Listeners Respond as College Radio Stations Join Copyright-Fee Protest
By DAN CARNEVALE
Some college radio stations stopped playing music over the Internet Wednesday to protest a proposal to impose new fees and reporting requirements on radio stations that broadcast online. Thousands of would-be listeners responded by asking Congress to intervene.
More than 50 radio stations took part in the protest, pulling the plug on their Internet transmissions in a "Day of Silence" that also involved hundreds of commercial stations across the country. Protesters were trying to draw attention to a recommendation made to the U.S. Copyright Office by a federal arbitrator.

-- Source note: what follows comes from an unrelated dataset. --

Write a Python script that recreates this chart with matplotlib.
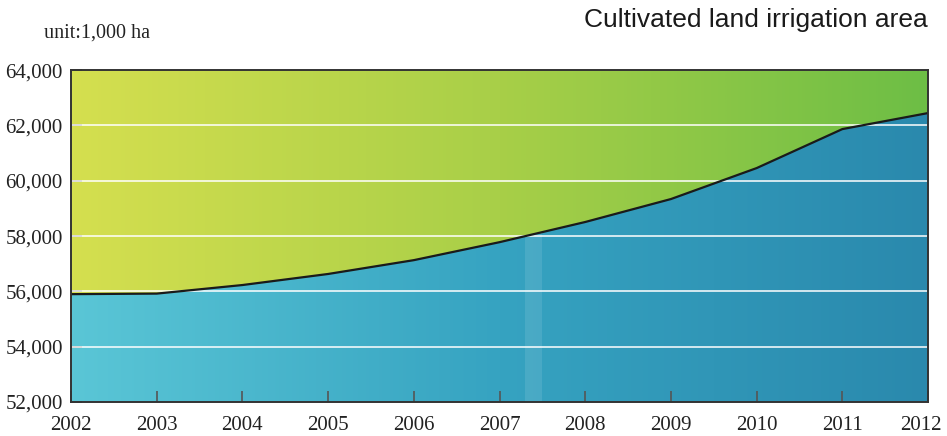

Under the proposal, commercial radio stations that offer simultaneous Internet transmission would pay seven-hundredths of a cent per listener for every song they play. Stations that transmit online only would pay fourteen-hundredths of a cent per listener per song. And licensed noncommercial radio stations that have simultaneous Internet transmissions -- including college stations -- would pay two-hundredths of a cent per listener per song.
All stations that broadcast online would have to pay a minimum $500 fee annually to the recording industry. All the fees would be retroactive to October 1998, when the Digital Millennium Copyright Act went into effect.
The Copyright Office has until May 21 to decide whether to accept the proposal, which would create rules to carry out the provisions of the copyright act. The act also restricts how many songs stations can play online from one artist or album within a period of time.
College stations complain both that the proposed fees are too high and that the record-keeping requirements in the proposal would be difficult to meet. But recording-industry officials who pushed for the law say the requirements will help protect artists' copyrights, which can easily be infringed through the digital dissemination of music and other content over the Internet.
As listeners found that their radio stations weren't Webcasting music, many of them used online services to contact members of Congress to complain.
Lightningcast Inc. allows people to fax a form letter to federal legislators about the proposal. On Wednesday, the company was receiving about 500 requests an hour, and was on track to send about 5,000 faxes in the course of the day, said Ethan Evans, vice president for engineering at Lightningcast. That's about the same number of requests the company received during the entire month of April, he said.
Some radio stations have already shut down their Internet transmissions permanently, fearing the retroactive fees permitted in the copyright act. The radio stations that are still broadcasting online organized the "Mayday" protest, said Will Robedee, vice chairman of Collegiate Broadcasters Inc.
"Different stations are doing it in different ways," Mr. Robedee said. "Some have pulled their streams altogether. Some are broadcasting informational announcements."
Mr. Robedee is also general manager of Rice University's KTRU, which ran a loop of a 28-minute announcement online about the Digital Millennium Copyright Act in lieu of playing music.
Joel Willer, general manager of KXUL at the University of Louisiana at Monroe, said that pulling the plug on the Internet transmission had not angered the station's audience, and that most people who went to the station's Web site had begun contacting members of Congress about the proposed regulations.
"It has generated a lot of activity," Mr. Willer said. "There are a lot of people who are, fortunately, taking action, so the message is getting out there."